- What is being asked -
Please write the listing below out again exactly, leaving every picture behind.

- Data shown -
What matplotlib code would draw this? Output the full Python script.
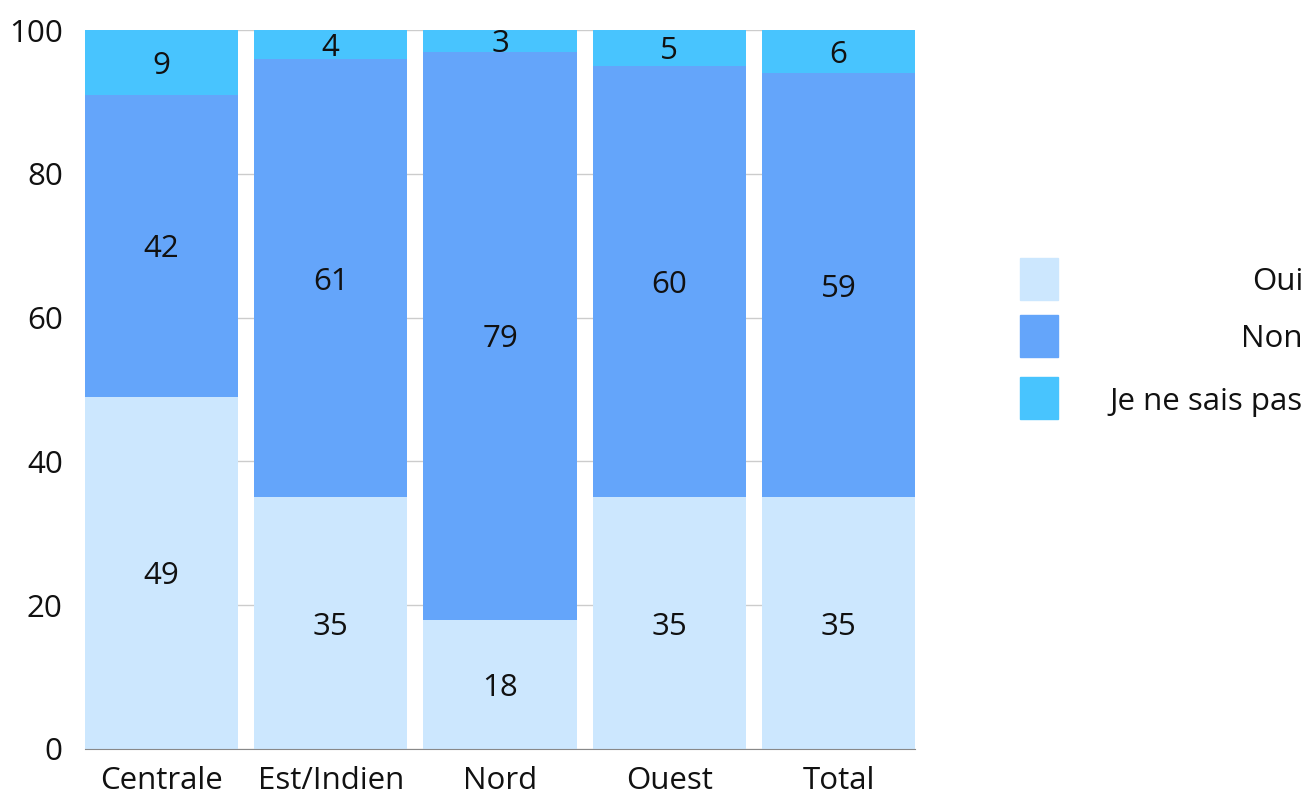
import matplotlib.pyplot as plt
from matplotlib.patches import Rectangle

plt.rcParams['font.family'] = ['Open Sans', 'DejaVu Sans']

# data
regions = ["Centrale", "Est/Indien", "Nord", "Ouest", "Total"]
oui = [49, 35, 18, 35, 35]
non = [42, 61, 79, 60, 59]
nsp = [9, 4, 3, 5, 6]
series_names = ["Oui", "Non", "Je ne sais pas"]
colors = ["#cce7fe", "#64a5fa", "#48c4fe"]

fs = 22.5
fig = plt.figure(figsize=(13.08, 7.93), dpi=100)
ax = fig.add_axes([85/1308, 1 - 749/793, 830/1308, 719/793])

x = range(len(regions))
w = 0.904
bottoms = [0] * len(regions)
for vals, col in zip([oui, non, nsp], colors):
    bars = ax.bar(x, vals, w, bottom=bottoms, color=col, zorder=2)
    for b, v, bot in zip(bars, vals, bottoms):
        ax.text(b.get_x() + b.get_width() / 2, bot + v / 2, str(v),
                ha="center", va="center_baseline", fontsize=fs, color="#111111", zorder=3)
    bottoms = [a + b for a, b in zip(bottoms, vals)]

ax.set_xlim(-w / 2, len(regions) - 1 + w / 2)
ax.set_ylim(0, 100)
ax.set_yticks([0, 20, 40, 60, 80, 100])
ax.set_xticks(list(x))
ax.set_xticklabels(regions)
ax.tick_params(length=0, labelsize=fs, colors="#111111")
ax.tick_params(axis="y", pad=16)
ax.tick_params(axis="x", pad=12)
ax.grid(axis="y", color="#cccccc", linewidth=1, zorder=0)
for s in ["left", "right", "top"]:
    ax.spines[s].set_visible(False)
ax.spines["bottom"].set_color("#888888")
ax.spines["bottom"].set_zorder(4)

# legend drawn by hand: squares on the left, labels right-aligned
leg_y = [279, 336, 398]
for name, col, yc in zip(series_names, colors, leg_y):
    fig.add_artist(Rectangle((1020/1308, 1 - (yc + 21)/793), 38/1308, 42/793,
                             color=col, transform=fig.transFigure))
    fig.text(1303/1308, 1 - yc/793, name, ha="right", va="center_baseline",
             fontsize=fs, color="#111111")

plt.savefig("out.png")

- Expected answer -
What matplotlib code would draw this? Output the full Python script.
import matplotlib.pyplot as plt
from matplotlib.patches import Rectangle

plt.rcParams['font.family'] = ['Open Sans', 'DejaVu Sans']

# data
regions = ["Centrale", "Est/Indien", "Nord", "Ouest", "Total"]
oui = [49, 35, 18, 35, 35]
non = [42, 61, 79, 60, 59]
nsp = [9, 4, 3, 5, 6]
series_names = ["Oui", "Non", "Je ne sais pas"]
colors = ["#cce7fe", "#64a5fa", "#48c4fe"]

fs = 22.5
fig = plt.figure(figsize=(13.08, 7.93), dpi=100)
ax = fig.add_axes([85/1308, 1 - 749/793, 830/1308, 719/793])

x = range(len(regions))
w = 0.904
bottoms = [0] * len(regions)
for vals, col in zip([oui, non, nsp], colors):
    bars = ax.bar(x, vals, w, bottom=bottoms, color=col, zorder=2)
    for b, v, bot in zip(bars, vals, bottoms):
        ax.text(b.get_x() + b.get_width() / 2, bot + v / 2, str(v),
                ha="center", va="center_baseline", fontsize=fs, color="#111111", zorder=3)
    bottoms = [a + b for a, b in zip(bottoms, vals)]

ax.set_xlim(-w / 2, len(regions) - 1 + w / 2)
ax.set_ylim(0, 100)
ax.set_yticks([0, 20, 40, 60, 80, 100])
ax.set_xticks(list(x))
ax.set_xticklabels(regions)
ax.tick_params(length=0, labelsize=fs, colors="#111111")
ax.tick_params(axis="y", pad=16)
ax.tick_params(axis="x", pad=12)
ax.grid(axis="y", color="#cccccc", linewidth=1, zorder=0)
for s in ["left", "right", "top"]:
    ax.spines[s].set_visible(False)
ax.spines["bottom"].set_color("#888888")
ax.spines["bottom"].set_zorder(4)

# legend drawn by hand: squares on the left, labels right-aligned
leg_y = [279, 336, 398]
for name, col, yc in zip(series_names, colors, leg_y):
    fig.add_artist(Rectangle((1020/1308, 1 - (yc + 21)/793), 38/1308, 42/793,
                             color=col, transform=fig.transFigure))
    fig.text(1303/1308, 1 - yc/793, name, ha="right", va="center_baseline",
             fontsize=fs, color="#111111")

plt.savefig("out.png")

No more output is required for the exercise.